“The BJP’s aggressive expansionism has forced most of its political rivals across the country to forget the past to protect their future”
By SUNJOY HANS
Editor-in-Chief
Over the first few weeks of this big election year, most of the major political players of the nation began showing their cards, giving the public a peek into their respective game plans for victory.
The Narendra Modi government was the one to do that most recently – and spectacularly – with the Interim Union Budget 2019-20, which served as a preview of what the Bharatiya Janata Party would do for the people of this country if it were to be voted back to power.
The most talked about one so far, however, has been the grand strategy of all anti-BJP parties to join hands with the common goal of shunting the saffron party out of power at the Centre.

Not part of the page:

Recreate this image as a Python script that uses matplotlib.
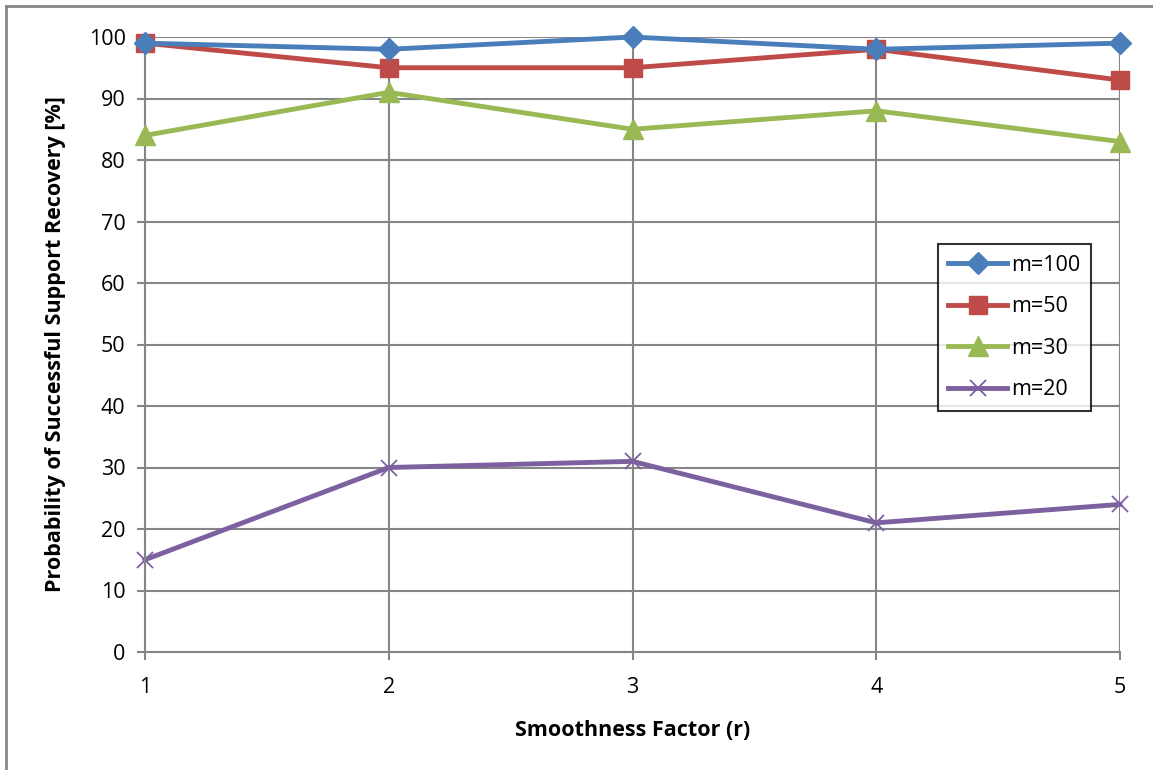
import matplotlib
matplotlib.use('Agg')
import matplotlib.pyplot as plt
from matplotlib.lines import Line2D

# 데이터 ==========================================================
r_values = [1, 2, 3, 4, 5]
m100 = [99, 98, 100, 98, 99]
m50 = [99, 95, 95, 98, 93]
m30 = [84, 91, 85, 88, 83]
m20 = [15, 30, 31, 21, 24]
labels = ['m=100', 'm=50', 'm=30', 'm=20']

plt.rcParams['font.family'] = ['Open Sans', 'DejaVu Sans']

fig = plt.figure(figsize=(11.53, 7.7), dpi=100)
ax = fig.add_axes([145/1153, 1-652/770, 975/1153, 615/770])

# 바깥 테두리 (잘린 차트 영역)
fig.add_artist(Line2D([6/1153, 1], [1-6/770, 1-6/770], color='#868686', lw=2, transform=fig.transFigure))
fig.add_artist(Line2D([6/1153, 6/1153], [0, 1-6/770], color='#868686', lw=2, transform=fig.transFigure))

ax.plot(r_values, m100, color='#4A7EBB', lw=3.5, marker='D', markersize=11, label=labels[0], clip_on=False, zorder=5)
ax.plot(r_values, m50, color='#BE4B48', lw=3.5, marker='s', markersize=13, label=labels[1], clip_on=False, zorder=4)
ax.plot(r_values, m30, color='#98B954', lw=3.5, marker='^', markersize=14, label=labels[2], clip_on=False, zorder=3)
ax.plot(r_values, m20, color='#7D60A0', lw=3.5, marker='x', markersize=12, markeredgewidth=1.3, label=labels[3], clip_on=False, zorder=2)

ax.set_xlim(1, 5)
ax.set_ylim(0, 100)
ax.set_xticks(r_values)
ax.set_yticks(range(0, 101, 10))
ax.grid(True, color='#868686', lw=1.5)
ax.set_axisbelow(True)
for s in ['top', 'right']:
    ax.spines[s].set_visible(False)
for s in ['left', 'bottom']:
    ax.spines[s].set_color('#868686')
    ax.spines[s].set_linewidth(1.5)
ax.tick_params(axis='both', colors='#868686', labelcolor='black', labelsize=15.5, length=6, width=1.5)
ax.tick_params(axis='x', pad=12)
ax.tick_params(axis='y', pad=8)

ax.set_xlabel('Smoothness Factor (r)', fontsize=15.5, fontweight='bold', labelpad=16)
ax.set_ylabel('Probability of Successful Support Recovery [%]', fontsize=15.5, fontweight='bold', labelpad=16)

leg = ax.legend(loc='upper left', bbox_to_anchor=(0.813, 0.663), borderaxespad=0, fontsize=15.5,
                frameon=True, fancybox=False, edgecolor='black', handlelength=2.7, handletextpad=0.2,
                labelspacing=0.95, borderpad=0.5)
leg.get_frame().set_linewidth(1.5)

fig.savefig('out.png', dpi=100)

The possibility of such a united opposition giving the BJP a run for its money this year looked more real than ever when nearly two dozen political parties, including the Congress, took part in the “United India” mega rally organised by Trinamool Congress chief Mamata Banerjee in Kolkata.
The biggest surprise on this front came from the electorally crucial Uttar Pradesh when the Samajwadi Party and Bahujan Samata Party – among the bitterest of political rivals in the country – announced their alliance for the Lok Sabha polls to end the “monstrous rule” of the BJP in the state.

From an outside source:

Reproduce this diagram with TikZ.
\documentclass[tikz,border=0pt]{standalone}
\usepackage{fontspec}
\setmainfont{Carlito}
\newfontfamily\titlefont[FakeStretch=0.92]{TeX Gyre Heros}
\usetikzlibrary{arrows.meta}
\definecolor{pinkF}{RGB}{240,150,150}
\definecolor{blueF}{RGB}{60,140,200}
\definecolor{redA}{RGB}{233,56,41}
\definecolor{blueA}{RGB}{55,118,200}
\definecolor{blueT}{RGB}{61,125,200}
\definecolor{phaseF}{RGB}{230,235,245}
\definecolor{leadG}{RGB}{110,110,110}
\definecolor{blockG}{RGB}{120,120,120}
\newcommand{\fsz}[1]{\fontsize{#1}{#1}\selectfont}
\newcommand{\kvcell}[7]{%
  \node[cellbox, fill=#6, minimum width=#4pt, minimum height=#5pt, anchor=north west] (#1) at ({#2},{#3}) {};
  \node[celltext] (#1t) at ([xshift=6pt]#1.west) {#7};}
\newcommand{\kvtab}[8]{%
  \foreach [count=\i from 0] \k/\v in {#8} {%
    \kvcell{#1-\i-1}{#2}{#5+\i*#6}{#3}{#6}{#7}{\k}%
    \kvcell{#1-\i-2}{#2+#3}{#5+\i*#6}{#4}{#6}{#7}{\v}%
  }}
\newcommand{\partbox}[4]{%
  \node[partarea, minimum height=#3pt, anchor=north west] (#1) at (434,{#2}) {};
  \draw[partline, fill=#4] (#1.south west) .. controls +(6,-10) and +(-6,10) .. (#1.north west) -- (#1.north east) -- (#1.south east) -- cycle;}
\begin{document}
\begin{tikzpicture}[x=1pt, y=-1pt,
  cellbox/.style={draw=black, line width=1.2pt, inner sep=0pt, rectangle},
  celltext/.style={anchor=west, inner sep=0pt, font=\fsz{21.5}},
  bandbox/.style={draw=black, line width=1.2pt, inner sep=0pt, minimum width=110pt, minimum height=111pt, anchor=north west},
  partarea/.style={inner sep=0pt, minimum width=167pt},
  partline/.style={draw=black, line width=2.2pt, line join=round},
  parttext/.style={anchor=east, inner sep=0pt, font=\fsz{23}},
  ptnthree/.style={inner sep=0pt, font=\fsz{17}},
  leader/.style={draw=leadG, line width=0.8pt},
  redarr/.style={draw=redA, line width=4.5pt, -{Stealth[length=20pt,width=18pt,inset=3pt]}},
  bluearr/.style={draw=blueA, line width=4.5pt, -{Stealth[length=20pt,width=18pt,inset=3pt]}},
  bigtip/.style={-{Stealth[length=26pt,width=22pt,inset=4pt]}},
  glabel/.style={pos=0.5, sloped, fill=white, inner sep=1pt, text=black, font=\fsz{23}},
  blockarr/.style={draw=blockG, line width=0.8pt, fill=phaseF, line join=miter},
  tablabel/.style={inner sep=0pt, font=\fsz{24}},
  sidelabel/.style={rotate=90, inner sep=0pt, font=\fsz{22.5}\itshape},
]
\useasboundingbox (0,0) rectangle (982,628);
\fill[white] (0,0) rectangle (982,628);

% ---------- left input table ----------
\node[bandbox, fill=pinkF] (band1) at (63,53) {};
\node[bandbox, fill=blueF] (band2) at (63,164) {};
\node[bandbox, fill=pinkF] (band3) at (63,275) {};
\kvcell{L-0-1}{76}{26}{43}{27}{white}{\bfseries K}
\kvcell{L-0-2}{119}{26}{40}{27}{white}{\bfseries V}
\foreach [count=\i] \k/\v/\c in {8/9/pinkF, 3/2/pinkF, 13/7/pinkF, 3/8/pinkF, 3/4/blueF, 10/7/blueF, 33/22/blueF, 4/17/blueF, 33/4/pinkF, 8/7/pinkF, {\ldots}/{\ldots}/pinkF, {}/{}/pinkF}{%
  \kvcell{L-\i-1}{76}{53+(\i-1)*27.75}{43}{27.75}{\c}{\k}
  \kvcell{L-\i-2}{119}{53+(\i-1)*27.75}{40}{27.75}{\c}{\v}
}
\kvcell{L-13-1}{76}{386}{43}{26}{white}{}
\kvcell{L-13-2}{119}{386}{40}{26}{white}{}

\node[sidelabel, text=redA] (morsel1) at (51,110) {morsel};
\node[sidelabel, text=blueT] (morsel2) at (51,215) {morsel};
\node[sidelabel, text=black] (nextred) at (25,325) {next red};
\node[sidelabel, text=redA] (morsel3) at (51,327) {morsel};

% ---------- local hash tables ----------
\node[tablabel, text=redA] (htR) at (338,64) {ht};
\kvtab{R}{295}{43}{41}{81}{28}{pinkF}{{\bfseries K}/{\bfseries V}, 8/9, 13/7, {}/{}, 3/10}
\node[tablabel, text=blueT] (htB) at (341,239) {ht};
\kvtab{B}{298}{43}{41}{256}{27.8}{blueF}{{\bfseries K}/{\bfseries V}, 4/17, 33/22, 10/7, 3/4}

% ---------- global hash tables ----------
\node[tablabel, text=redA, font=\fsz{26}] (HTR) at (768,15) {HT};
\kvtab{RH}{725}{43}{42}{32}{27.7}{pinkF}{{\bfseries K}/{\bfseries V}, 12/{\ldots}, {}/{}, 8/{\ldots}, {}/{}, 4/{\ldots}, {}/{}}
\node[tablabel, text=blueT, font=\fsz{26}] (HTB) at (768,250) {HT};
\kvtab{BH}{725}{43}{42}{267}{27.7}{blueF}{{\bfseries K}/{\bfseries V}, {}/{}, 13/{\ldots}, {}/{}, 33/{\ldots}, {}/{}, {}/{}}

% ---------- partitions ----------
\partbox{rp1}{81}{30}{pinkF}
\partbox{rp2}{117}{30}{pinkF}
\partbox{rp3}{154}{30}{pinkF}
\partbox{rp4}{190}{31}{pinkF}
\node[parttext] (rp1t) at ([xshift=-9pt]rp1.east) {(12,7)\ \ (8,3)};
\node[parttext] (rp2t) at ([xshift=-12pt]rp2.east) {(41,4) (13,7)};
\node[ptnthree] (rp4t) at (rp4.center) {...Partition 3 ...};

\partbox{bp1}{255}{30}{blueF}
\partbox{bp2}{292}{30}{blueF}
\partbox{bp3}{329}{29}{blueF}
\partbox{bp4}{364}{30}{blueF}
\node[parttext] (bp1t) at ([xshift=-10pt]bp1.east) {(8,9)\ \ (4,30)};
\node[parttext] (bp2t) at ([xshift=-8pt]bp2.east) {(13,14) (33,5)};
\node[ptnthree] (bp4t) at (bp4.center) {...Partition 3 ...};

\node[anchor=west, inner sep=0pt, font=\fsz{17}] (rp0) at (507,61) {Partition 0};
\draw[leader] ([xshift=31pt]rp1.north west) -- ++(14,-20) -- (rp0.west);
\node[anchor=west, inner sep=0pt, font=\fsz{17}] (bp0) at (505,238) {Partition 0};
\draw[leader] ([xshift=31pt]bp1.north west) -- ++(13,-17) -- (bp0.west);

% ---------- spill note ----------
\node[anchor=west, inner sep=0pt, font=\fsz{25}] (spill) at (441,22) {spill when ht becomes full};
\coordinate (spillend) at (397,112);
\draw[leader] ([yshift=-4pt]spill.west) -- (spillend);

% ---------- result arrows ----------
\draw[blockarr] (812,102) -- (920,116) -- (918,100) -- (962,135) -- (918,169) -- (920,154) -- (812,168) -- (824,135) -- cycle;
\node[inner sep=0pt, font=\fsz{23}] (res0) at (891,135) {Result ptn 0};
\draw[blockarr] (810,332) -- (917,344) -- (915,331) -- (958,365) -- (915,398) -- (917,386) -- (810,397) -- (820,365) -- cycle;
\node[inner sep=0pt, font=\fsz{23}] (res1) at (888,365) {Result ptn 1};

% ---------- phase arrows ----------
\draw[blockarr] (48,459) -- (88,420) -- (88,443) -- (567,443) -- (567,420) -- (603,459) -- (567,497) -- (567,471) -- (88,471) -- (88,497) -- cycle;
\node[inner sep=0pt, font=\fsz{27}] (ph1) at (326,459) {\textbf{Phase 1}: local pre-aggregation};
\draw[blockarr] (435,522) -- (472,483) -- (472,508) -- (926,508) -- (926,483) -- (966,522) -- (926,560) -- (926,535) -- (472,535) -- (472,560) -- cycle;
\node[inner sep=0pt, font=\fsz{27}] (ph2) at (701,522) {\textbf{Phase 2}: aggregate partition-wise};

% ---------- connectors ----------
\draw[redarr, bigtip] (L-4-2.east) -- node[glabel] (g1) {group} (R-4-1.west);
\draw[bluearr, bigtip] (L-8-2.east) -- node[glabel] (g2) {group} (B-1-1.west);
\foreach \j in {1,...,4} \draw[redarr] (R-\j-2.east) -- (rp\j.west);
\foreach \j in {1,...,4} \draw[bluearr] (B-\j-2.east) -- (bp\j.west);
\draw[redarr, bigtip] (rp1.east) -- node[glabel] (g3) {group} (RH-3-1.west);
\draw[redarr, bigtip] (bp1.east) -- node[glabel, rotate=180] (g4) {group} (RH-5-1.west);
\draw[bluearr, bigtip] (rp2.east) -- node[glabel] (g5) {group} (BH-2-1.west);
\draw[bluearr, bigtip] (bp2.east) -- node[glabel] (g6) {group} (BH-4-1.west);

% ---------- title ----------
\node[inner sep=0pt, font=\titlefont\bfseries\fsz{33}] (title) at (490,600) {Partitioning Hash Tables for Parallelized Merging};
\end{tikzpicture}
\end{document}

History tells that such unlikely alliances and rainbow coalitions seldom stay the course, as was seen at the national level with the United Front regime that lasted from 1996 to 1998, and most recently at the regional level with the Mahagatbandhan of Bihar in 2015 that came undone dramatically a little over two years later.
But the BJP’s aggressive expansionism has forced most of its political rivals across the country to forget the past to protect their future.
Evidently concerned about its future as a united opposition leader after the snub from the SP and BSP, the Congress sprung up the other big pre-elections surprise – in the shape of Priyanka Gandhi Vadra.
Although, during his recent visit to Odisha, Congress president Rahul Gandhi revealed that the decision on Priyanka’s entry into politics was taken a few years – not days – ago, most people of the country, including politicians, had for long concluded that she would never do anything beyond the usual campaigns at the constituencies of her mother Sonia Gandhi and brother Rahul ahead of election time.
But with her appointment as Congress general secretary in-charge of UP, it was clear as day to all that the intensely private Priyanka had finally taken the big plunge into the rough and tumble of full-time politics. Having already earned a reputation as an effective campaigner thanks to her confident, charismatic and communicative persona, the granddaughter of Indira Gandhi is expected to not only turn around her party’s marginalised fortunes in UP, but also breathe new life into its preparations for the Lok Sabha elections.
Only the coming months will reveal whether she can indeed prove to be a trump card for Congress.
In Odisha, however, the Biju Janata Dal does not face the uncertainties that the BJP, Congress, or that United Opposition of motley parties do this year. The Naveen Patnaik government has been doing enough good work to win the assembly elections for a record-shattering fifth time. Wasting no time on rumour-mongering, name-calling or bothering about unnecessary alliances, it has simply focused on developing novel and ingenious schemes for the welfare of the state and implementing those schemes with meticulous care and precision.
Yet Naveen babu, who typically plays his cards close to his chest, seemed OK to have laid them on the table for once when his party sources announced that he would follow Prime Minister Narendra Modi’s recent campaign trail in his state – just to remind the people of Odisha about who and what has worked for them over the past years.
Suffice it to say, to each their own.